Any ideas on what's causing this/how to fix it?
Thanks
Dave
[Originally posted by exiftool on 2009-05-13 15:53:58-07]
Hi Dave,
The EXIF copyright tag isn't translated since the encoding is
not specified by the EXIF spec. However, this should work if you
write the string in UTF-8:
exiftool a.jpg -usercomment="\302\251"
1 image files updated
exiftool a.jpg -copyright
Copyright : ©
exiftool a.jpg -copyright -json
[{
"SourceFile": "a.jpg",
"Copyright": "©"
}]
exiftool a.jpg -copyright -json -escapehtml
[{
"SourceFile": "a.jpg",
"Copyright": "©"
}]
- Phil
[Originally posted by djeyewater on 2009-05-14 10:48:54-07]
Thanks, I didn't realise the problem was the value not being encoded in Unicode.
Unfortunately I can't ensure that the exif values will be encoded in Unicode, so I guess what I can do is to extract the metadata using -json -escapehtml, and then utf8_encode the json string in php before decoding it.

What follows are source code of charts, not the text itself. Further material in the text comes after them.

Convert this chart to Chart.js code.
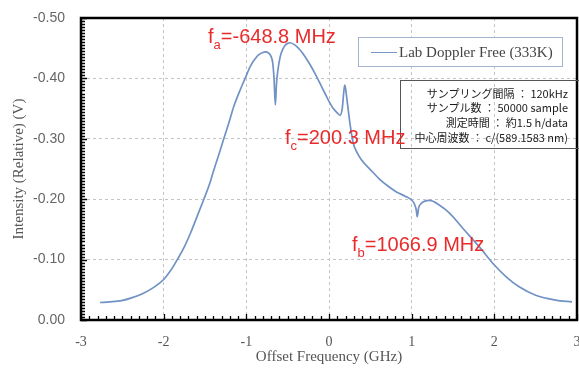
<!DOCTYPE html>
<html>
<head>
<meta charset="utf-8">
<script src="https://cdn.jsdelivr.net/npm/chart.js@4"></script>
<style>
html,body{margin:0;padding:0;background:#fff;}
#wrap{position:relative;width:579px;height:370px;overflow:hidden;background:#fff;}
#c{position:absolute;left:0;top:0;}
.red{position:absolute;color:#e92b2b;font-family:"Liberation Sans",Arial,sans-serif;font-size:20px;line-height:20px;white-space:nowrap;}
.red sub{font-size:13px;line-height:0;vertical-align:-6px;}
#legend{position:absolute;left:358px;top:37px;width:203px;height:28px;border:1.5px solid #a3b5cf;background:#fff;}
#legend .ln{position:absolute;left:12px;top:14px;width:26px;height:0;border-top:1.5px solid #7494c4;}
#legend .tx{position:absolute;left:40px;top:0;line-height:28px;font-family:"Liberation Serif","DejaVu Serif",serif;font-size:15px;color:#444;white-space:nowrap;}
#info{position:absolute;left:400px;top:80px;width:200px;height:67px;border:1px solid #555;}
.row{position:absolute;right:11px;font-family:"Noto Sans CJK JP",sans-serif;font-size:11px;line-height:14px;color:#1a1a1a;white-space:nowrap;text-align:right;}
</style>
</head>
<body>
<div id="wrap">
<canvas id="c" width="579" height="370"></canvas>
<div id="legend"><div class="ln"></div><div class="tx">Lab Doppler Free (333K)</div></div>
<div id="info"></div>
<div class="row" style="top:86px">サンプリング間隔 ： 120kHz</div>
<div class="row" style="top:100px">サンプル数 ： 50000 sample</div>
<div class="row" style="top:115px">測定時間 ： 約1.5 h/data</div>
<div class="row" style="top:130px">中心周波数 ： c/(589.1583 nm)</div>
<div class="red" style="left:208px;top:26px">f<sub>a</sub>=-648.8 MHz</div>
<div class="red" style="left:285px;top:127px">f<sub>c</sub>=200.3 MHz</div>
<div class="red" style="left:352px;top:234px">f<sub>b</sub>=1066.9 MHz</div>
</div>
<script>
// ---- data ----
const seriesName = 'Lab Doppler Free (333K)';
const freqGHz = [-2.77,-2.65,-2.51,-2.38,-2.25,-2.12,-2.00,-1.92,-1.835,-1.75,-1.675,-1.60,-1.514,-1.45,-1.394,-1.33,-1.273,-1.21,-1.153,-1.08,-1.012,-0.952,-0.89,-0.852,-0.80,-0.77,-0.73,-0.70,-0.68,-0.665,-0.649,-0.635,-0.62,-0.59,-0.56,-0.53,-0.50,-0.47,-0.41,-0.35,-0.289,-0.23,-0.169,-0.11,-0.048,0.00,0.052,0.10,0.133,0.16,0.175,0.190,0.200,0.213,0.235,0.253,0.293,0.34,0.394,0.514,0.62,0.72,0.816,0.92,0.996,1.03,1.055,1.067,1.085,1.117,1.217,1.337,1.458,1.618,1.819,2.00,2.14,2.30,2.50,2.74,2.94];
const intensityV = [-0.029,-0.030,-0.032,-0.037,-0.044,-0.054,-0.067,-0.081,-0.100,-0.121,-0.144,-0.170,-0.200,-0.223,-0.248,-0.275,-0.300,-0.327,-0.353,-0.379,-0.401,-0.420,-0.433,-0.439,-0.443,-0.444,-0.442,-0.436,-0.425,-0.400,-0.356,-0.392,-0.412,-0.436,-0.448,-0.455,-0.458,-0.459,-0.455,-0.447,-0.436,-0.423,-0.408,-0.392,-0.375,-0.362,-0.350,-0.343,-0.339,-0.350,-0.372,-0.389,-0.384,-0.370,-0.345,-0.326,-0.293,-0.277,-0.265,-0.247,-0.232,-0.221,-0.212,-0.205,-0.199,-0.193,-0.183,-0.171,-0.186,-0.193,-0.198,-0.190,-0.177,-0.152,-0.121,-0.091,-0.072,-0.055,-0.041,-0.033,-0.030];
const xTickValues = [-3,-2,-1,0,1,2,3];
const xTickLabels = ['-3','-2','-1','0','1','2','3'];
const yTickValues = [0,-0.1,-0.2,-0.3,-0.4,-0.5];
const yTickLabels = ['0.00','-0.10','-0.20','-0.30','-0.40','-0.50'];
const xMinorStep = 0.1;
const yMinorStep = 0.005;

const points = freqGHz.map((f,i)=>({x:f,y:intensityV[i]}));

const frameTicks = {
  id:'frameTicks',
  afterDraw(chart){
    const {ctx, chartArea:a, scales:{x,y}} = chart;
    ctx.save();
    ctx.strokeStyle = '#000';
    ctx.lineWidth = 1.3;
    ctx.beginPath();
    const ny = Math.round((y.max - y.min)/yMinorStep);
    for (let i=0;i<=ny;i++){
      const v = y.min + i*yMinorStep;
      const py = Math.round(y.getPixelForValue(v))+0.5;
      const len = (i % 20 === 0) ? 6 : 4;
      ctx.moveTo(a.left, py); ctx.lineTo(a.left+len, py);
    }
    const nx = Math.round((x.max - x.min)/xMinorStep);
    for (let i=0;i<=nx;i++){
      const v = x.min + i*xMinorStep;
      const px = Math.round(x.getPixelForValue(v))+0.5;
      const len = (i % 10 === 0) ? 6 : 4;
      ctx.moveTo(px, a.bottom); ctx.lineTo(px, a.bottom-len);
    }
    ctx.stroke();
    ctx.lineWidth = 2.5;
    ctx.strokeRect(a.left, a.top, a.right-a.left, a.bottom-a.top);
    ctx.restore();
  }
};

new Chart(document.getElementById('c'), {
  type:'line',
  data:{datasets:[{
    label: seriesName,
    data: points,
    borderColor:'#7092c4',
    borderWidth:1.7,
    pointRadius:0,
    fill:false,
    cubicInterpolationMode:'monotone'
  }]},
  options:{
    responsive:false,
    animation:false,
    devicePixelRatio:1,
    layout:{padding:{top:18,right:2,left:0,bottom:0}},
    plugins:{legend:{display:false},tooltip:{enabled:false}},
    scales:{
      x:{
        type:'linear', min:-3, max:3,
        afterBuildTicks(s){ s.ticks = xTickValues.map(v=>({value:v})); },
        afterFit(s){ s.height = 50; s.paddingLeft = 0; s.paddingRight = 0; },
        ticks:{ callback:(v,i)=>xTickLabels[i], padding:14, maxRotation:0, autoSkip:false,
          color:'#555', font:{family:'"Liberation Serif", serif', size:14} },
        grid:{ color:'#c4c4c4', lineWidth:1, drawTicks:false },
        border:{ display:false, dash:[3,3] },
        title:{ display:true, text:'Offset Frequency (GHz)', color:'#555',
          font:{family:'"Liberation Serif", serif', size:15}, padding:{top:0,bottom:4} }
      },
      y:{
        type:'linear', min:-0.5, max:0, reverse:true,
        afterBuildTicks(s){ s.ticks = yTickValues.map(v=>({value:v})); },
        afterFit(s){ s.width = 81; s.paddingTop = 0; s.paddingBottom = 0; },
        ticks:{ callback:(v,i)=>yTickLabels[i], padding:16, autoSkip:false,
          color:'#666', font:{family:'"Liberation Sans", Arial, sans-serif', size:14} },
        grid:{ color:'#c4c4c4', lineWidth:1, drawTicks:false },
        border:{ display:false, dash:[3,3] },
        title:{ display:true, text:'Intensity (Relative) (V)', color:'#555',
          font:{family:'"Liberation Serif", serif', size:15}, padding:{top:10,bottom:0} }
      }
    }
  },
  plugins:[frameTicks]
});
</script>
</body>
</html>
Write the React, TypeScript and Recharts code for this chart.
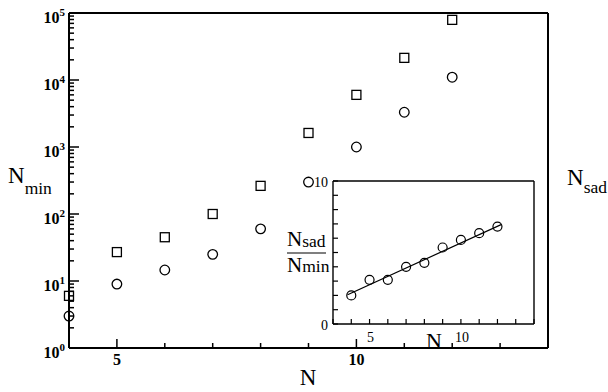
import { ComposedChart, Scatter, XAxis, YAxis } from "recharts";

// main panel: number of minima / saddles vs N
const sizes = [4, 5, 6, 7, 8, 9, 10, 11, 12];
const saddleCounts = [6, 27, 45, 100, 263, 1620, 6000, 21400, 79000];
const minimaCounts = [3, 9, 14.6, 25, 60, 300, 1000, 3300, 11000];

// inset: ratio N_sad / N_min and its fit line
const ratios = [2.0, 3.09, 3.09, 4.0, 4.28, 5.35, 5.88, 6.35, 6.81];
const fitSizes = [3.8, 12.2];
const fitRatios = [2.05, 6.95];

const mainXTicks = [4, 5, 6, 7, 8, 9, 10, 11, 12, 13, 14];
const mainXLabels = [5, 10];
const decades = [1, 10, 100, 1000, 10000, 100000];
const minorSteps = [2, 3, 4, 5, 6, 7, 8, 9];
const insetXTicks = [3, 4, 5, 6, 7, 8, 9, 10, 11, 12, 13, 14];
const insetXLabels = [5, 10];
const insetYTicks = [0, 1, 2, 3, 4, 5, 6, 7, 8, 9, 10];
const insetYLabels = [0, 10];

const saddleData = sizes.map((n, i) => ({ n, v: saddleCounts[i] }));
const minimaData = sizes.map((n, i) => ({ n, v: minimaCounts[i] }));
const ratioData = sizes.map((n, i) => ({ n, v: ratios[i] }));
const fitData = fitSizes.map((n, i) => ({ n, v: fitRatios[i] }));

const logTicks: number[] = [];
decades.forEach((d, i) => {
  logTicks.push(d);
  if (i < decades.length - 1) minorSteps.forEach((m) => logTicks.push(d * m));
});

const serif = "'Liberation Serif', 'Times New Roman', serif";

const isDecade = (v: number) => decades.includes(v);

const MainBottomTick = (props: any) => {
  const { x, y, payload } = props;
  const major = mainXLabels.includes(payload.value);
  return (
    <g>
      <line x1={x} x2={x} y1={y} y2={y - (major ? 9 : 5)} stroke="#000" strokeWidth={1.5} />
      {major && (
        <text x={x} y={y + 17} textAnchor="middle" fontFamily={serif} fontWeight="bold" fontSize={16}>
          {payload.value}
        </text>
      )}
    </g>
  );
};

const MainTopTick = (props: any) => {
  const { x, y, payload } = props;
  const major = mainXLabels.includes(payload.value);
  return <line x1={x} x2={x} y1={y} y2={y + (major ? 9 : 5)} stroke="#000" strokeWidth={1.5} />;
};

const MainLeftTick = (props: any) => {
  const { x, y, payload } = props;
  const major = isDecade(payload.value);
  const exp = Math.round(Math.log10(payload.value));
  return (
    <g>
      <line x1={x} x2={x + (major ? 10 : 5)} y1={y} y2={y} stroke="#000" strokeWidth={1.5} />
      {major && (
        <text x={x - 4} y={y + 9.5} textAnchor="end" fontFamily={serif} fontWeight="bold" fontSize={16}>
          10
          <tspan dy={-7} fontSize={11}>
            {exp}
          </tspan>
        </text>
      )}
    </g>
  );
};

const MainRightTick = (props: any) => {
  const { x, y, payload } = props;
  const major = isDecade(payload.value);
  return <line x1={x} x2={x - (major ? 10 : 5)} y1={y} y2={y} stroke="#000" strokeWidth={1.5} />;
};

const InsetBottomTick = (props: any) => {
  const { x, y, payload } = props;
  const labelled = insetXLabels.includes(payload.value);
  return (
    <g>
      <line x1={x} x2={x} y1={y} y2={y - 5} stroke="#000" strokeWidth={1.2} />
      {labelled && (
        <text x={x + 1} y={y + 18} textAnchor="middle" fontFamily={serif} fontSize={14}>
          {payload.value}
        </text>
      )}
    </g>
  );
};

const InsetTopTick = (props: any) => {
  const { x, y } = props;
  return <line x1={x} x2={x} y1={y} y2={y + 5} stroke="#000" strokeWidth={1.2} />;
};

const InsetLeftTick = (props: any) => {
  const { x, y, payload } = props;
  const labelled = insetYLabels.includes(payload.value);
  return (
    <g>
      <line x1={x} x2={x + 5} y1={y} y2={y} stroke="#000" strokeWidth={1.2} />
      {labelled && (
        <text x={x - 5} y={y + 5.5} textAnchor="end" fontFamily={serif} fontSize={14}>
          {payload.value}
        </text>
      )}
    </g>
  );
};

const InsetRightTick = (props: any) => {
  const { x, y } = props;
  return <line x1={x} x2={x - 5} y1={y} y2={y} stroke="#000" strokeWidth={1.2} />;
};

const SquareMark = (props: any) => (
  <rect x={props.cx - 4.5} y={props.cy - 4.5} width={9} height={9} fill="none" stroke="#000" strokeWidth={1.3} />
);

const CircleMark = (props: any) => (
  <circle cx={props.cx} cy={props.cy} r={4.8} fill="none" stroke="#000" strokeWidth={1.3} />
);

const SmallCircle = (props: any) => (
  <circle cx={props.cx} cy={props.cy} r={4.5} fill="none" stroke="#000" strokeWidth={1.2} />
);

const NoMark = () => null;

const mainAxis = { stroke: "#000", strokeWidth: 2 };
const insetAxis = { stroke: "#000", strokeWidth: 1.4 };

export default function App() {
  return (
    <div style={{ position: "absolute", left: 0, top: 0, width: 608, height: 392, background: "#fff" }}>
      <div style={{ position: "absolute", left: 0, top: 0 }}>
        <ComposedChart width={608} height={392} margin={{ top: 0, right: 0, bottom: 0, left: 0 }}>
          <XAxis
            xAxisId="b"
            type="number"
            dataKey="n"
            domain={[4, 14]}
            ticks={mainXTicks}
            interval={0}
            height={44}
            tickSize={0}
            tickMargin={0}
            tickLine={false}
            axisLine={mainAxis}
            tick={<MainBottomTick />}
          />
          <XAxis
            xAxisId="t"
            orientation="top"
            type="number"
            dataKey="n"
            domain={[4, 14]}
            ticks={mainXTicks}
            interval={0}
            height={13}
            tickSize={0}
            tickMargin={0}
            tickLine={false}
            axisLine={mainAxis}
            tick={<MainTopTick />}
          />
          <YAxis
            yAxisId="l"
            type="number"
            dataKey="v"
            scale="log"
            domain={[1, 100000]}
            ticks={logTicks}
            interval={0}
            width={69}
            tickSize={0}
            tickMargin={0}
            tickLine={false}
            axisLine={mainAxis}
            tick={<MainLeftTick />}
          />
          <YAxis
            yAxisId="r"
            orientation="right"
            type="number"
            dataKey="v"
            scale="log"
            domain={[1, 100000]}
            ticks={logTicks}
            interval={0}
            width={60}
            tickSize={0}
            tickMargin={0}
            tickLine={false}
            axisLine={mainAxis}
            tick={<MainRightTick />}
          />
          <Scatter xAxisId="b" yAxisId="l" data={saddleData} dataKey="v" shape={SquareMark} isAnimationActive={false} />
          <Scatter xAxisId="b" yAxisId="l" data={minimaData} dataKey="v" shape={CircleMark} isAnimationActive={false} />
        </ComposedChart>
      </div>

      <div style={{ position: "absolute", left: 280, top: 165 }}>
        <ComposedChart width={262} height={190} margin={{ top: 0, right: 0, bottom: 0, left: 0 }}>
          <XAxis
            xAxisId="b"
            type="number"
            dataKey="n"
            domain={[3, 14]}
            ticks={insetXTicks}
            interval={0}
            height={31}
            tickSize={0}
            tickMargin={0}
            tickLine={false}
            axisLine={insetAxis}
            tick={<InsetBottomTick />}
          />
          <XAxis
            xAxisId="t"
            orientation="top"
            type="number"
            dataKey="n"
            domain={[3, 14]}
            ticks={insetXTicks}
            interval={0}
            height={16}
            tickSize={0}
            tickMargin={0}
            tickLine={false}
            axisLine={insetAxis}
            tick={<InsetTopTick />}
          />
          <YAxis
            yAxisId="l"
            type="number"
            dataKey="v"
            domain={[0, 10]}
            ticks={insetYTicks}
            interval={0}
            width={53}
            tickSize={0}
            tickMargin={0}
            tickLine={false}
            axisLine={insetAxis}
            tick={<InsetLeftTick />}
          />
          <YAxis
            yAxisId="r"
            orientation="right"
            type="number"
            dataKey="v"
            domain={[0, 10]}
            ticks={insetYTicks}
            interval={0}
            width={8}
            tickSize={0}
            tickMargin={0}
            tickLine={false}
            axisLine={insetAxis}
            tick={<InsetRightTick />}
          />
          <Scatter
            xAxisId="b"
            yAxisId="l"
            data={fitData}
            dataKey="v"
            shape={NoMark}
            line={{ stroke: "#000", strokeWidth: 1.2 }}
            isAnimationActive={false}
          />
          <Scatter xAxisId="b" yAxisId="l" data={ratioData} dataKey="v" shape={SmallCircle} isAnimationActive={false} />
        </ComposedChart>
      </div>

      <svg width={608} height={392} style={{ position: "absolute", left: 0, top: 0, pointerEvents: "none" }}>
        <g fontFamily={serif} fill="#000">
          <text x={308} y={385} textAnchor="middle" fontSize={23}>
            N
          </text>
          <text x={8} y={183} fontSize={23}>
            N
            <tspan dy={11} fontSize={17.5}>
              min
            </tspan>
          </text>
          <text x={567} y={185} fontSize={23}>
            N
            <tspan dy={8} fontSize={17.5}>
              sad
            </tspan>
          </text>
          <text x={287} y={246} fontSize={21}>
            N
            <tspan dy={1} fontSize={17.5}>
              sad
            </tspan>
          </text>
          <line x1={287} x2={326} y1={253} y2={253} stroke="#000" strokeWidth={1.2} />
          <text x={287} y={272} fontSize={21}>
            N
            <tspan fontSize={17.5}>min</tspan>
          </text>
          <text x={434} y={348} textAnchor="middle" fontSize={22}>
            N
          </text>
        </g>
      </svg>
    </div>
  );
}
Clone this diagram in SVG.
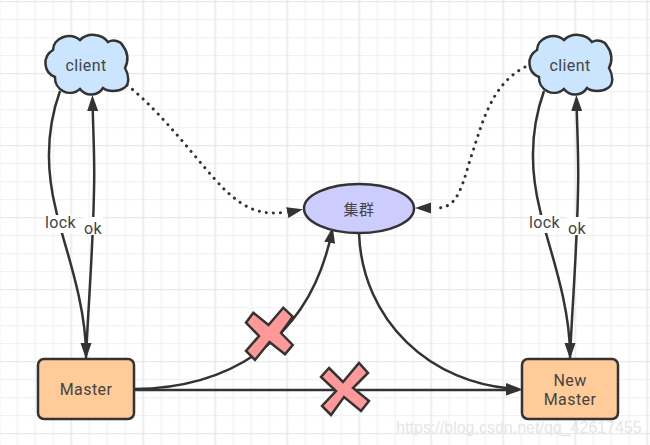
<svg xmlns="http://www.w3.org/2000/svg" width="650" height="445" viewBox="0 0 650 445">
<defs>
<pattern id="minor" width="18" height="18" patternUnits="userSpaceOnUse" x="-1.5" y="1"><path d="M0.5 0V18M0 0.5H18" fill="none" stroke="#f2f2f2" stroke-width="1.6"/></pattern>
<pattern id="major" width="72" height="72" patternUnits="userSpaceOnUse" x="-1.5" y="1"><path d="M0.5 0V72M0 0.5H72" fill="none" stroke="#e9e9e9" stroke-width="1.6"/></pattern>
<marker id="arr" markerUnits="userSpaceOnUse" markerWidth="16" markerHeight="12" refX="12" refY="6" orient="auto"><path d="M0 0.500L16 6L0 11.500Z" fill="#333"/></marker>
<path id="cloud" d="M55 77A15 15 0 0 1 53 50A16 14 0 0 1 80 40A17 14 0 0 1 108 42A10 8 0 0 1 123 46A20 20 0 0 1 125 68C129 75 130 84 124 88C118 92 108 92 103 88A14 14 0 0 1 80 89A15 15 0 0 1 55 77Z"/>
</defs>
<style>
.ln{fill:none;stroke:#333;stroke-width:2.5}
.nd{stroke:#333;stroke-width:2.5}
.dot{stroke-width:3;stroke-dasharray:0.1 7;stroke-linecap:round}
.hd{fill:none;stroke:none}
text{font-family:Roboto,"Noto Sans CJK SC",sans-serif;font-size:16px;letter-spacing:0.4px;fill:#444;text-anchor:middle}
.lb{fill:#fff}
</style>
<rect width="650" height="445" fill="#fff"/>
<rect width="650" height="445" fill="url(#minor)"/>
<rect width="650" height="445" fill="url(#major)"/>
<g id="connectors">
<path class="ln" d="M60 91C46 130 46 170 56 210C62 240 86 300 86 355" marker-end="url(#arr)"/>
<path class="ln" d="M86 358C88 310 93 250 94 190C95 160 93 130 92.500 99" marker-end="url(#arr)"/>
<path class="ln" d="M544 91C530 130 530 170 540 210C546 240 570 300 570 355" marker-end="url(#arr)"/>
<path class="ln" d="M570 358C572 310 577 250 578 190C579 160 577 130 576.500 99" marker-end="url(#arr)"/>
<path class="ln dot" d="M127 85C165 115 200 165 225 190C245 209 262 216 286 212"/>
<path class="hd" d="M286 212.800L299 210" marker-end="url(#arr)"/>
<path class="ln dot" d="M525 67C490 85 482 125 470 160C460 195 455 208 436 208"/>
<path class="hd" d="M432 208L419 208" marker-end="url(#arr)"/>
<path class="ln" d="M134 389C230 388 310 340 332 231" marker-end="url(#arr)"/>
<path class="ln" d="M359 233C362 320 430 385 518 389" marker-end="url(#arr)"/>
<path class="ln" d="M134 390H518" marker-end="url(#arr)"/>
</g>
<g id="label-lock"><rect class="lb" x="45" y="215" width="31" height="18"/><text x="60.500" y="228">lock</text></g>
<g id="label-ok"><rect class="lb" x="83" y="217" width="20" height="18"/><text x="93" y="234">ok</text></g>
<g id="label-lock2"><rect class="lb" x="529" y="215" width="31" height="18"/><text x="544.500" y="228">lock</text></g>
<g id="label-ok2"><rect class="lb" x="567" y="217" width="20" height="18"/><text x="577" y="234">ok</text></g>
<g id="client-left"><use href="#cloud" fill="#cce5ff" class="nd"/><text x="86" y="70.500">client</text></g>
<g id="client-right"><use href="#cloud" x="484" fill="#cce5ff" class="nd"/><text x="570" y="70.500">client</text></g>
<g id="cluster"><ellipse class="nd" cx="359" cy="208.500" rx="55" ry="24.500" fill="#ccccff"/><text x="359" y="215" style="font-size:15px">集群</text></g>
<g id="master"><rect class="nd" x="38" y="359" width="96" height="60" rx="6" fill="#ffcc99"/><text x="86" y="395">Master</text></g>
<g id="new-master"><rect class="nd" x="522" y="359" width="96" height="60" rx="6" fill="#ffcc99"/><text x="570" y="386"><tspan x="570">New</tspan><tspan x="570" dy="19">Master</tspan></text></g>
<g id="cross-1"><path class="nd" fill="#ff9999" d="M253.300 312.700L268.500 325L283.300 307.700L292.700 316.700L281 333L292.700 345L285 354.300L269.500 342L255 360L246 351L259 336L246 322.700Z"/></g>
<g id="cross-2"><path class="nd" fill="#ff9999" d="M329 368L343 382L359 363L368 373L353 388L369 401L361 411L344 397L331 415L322 406L336 391L321 377Z"/></g>
<text id="watermark" x="519" y="433" style="font-family:'Liberation Sans',sans-serif;letter-spacing:0;fill:#e6e6e6">https://blog.csdn.net/qq_42617455</text>
</svg>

As a suggestion for a possible future feature, I'd find it quite useful if Exiftool had an option to convert all non UTF-8 strings to UTF-8
Regards
Dave
[Originally posted by exiftool on 2009-05-14 11:15:22-07]Hi Dave,
Note that some EXIF are stored as UCS-2, and these
are converted
to UTF-8. See the EXIF description in
FAQ
number 10 for details.
It is not possible to reliably convert other values because
there is no way to determine the original encoding (the only option
would be to ask the user to provide these details).
- Phil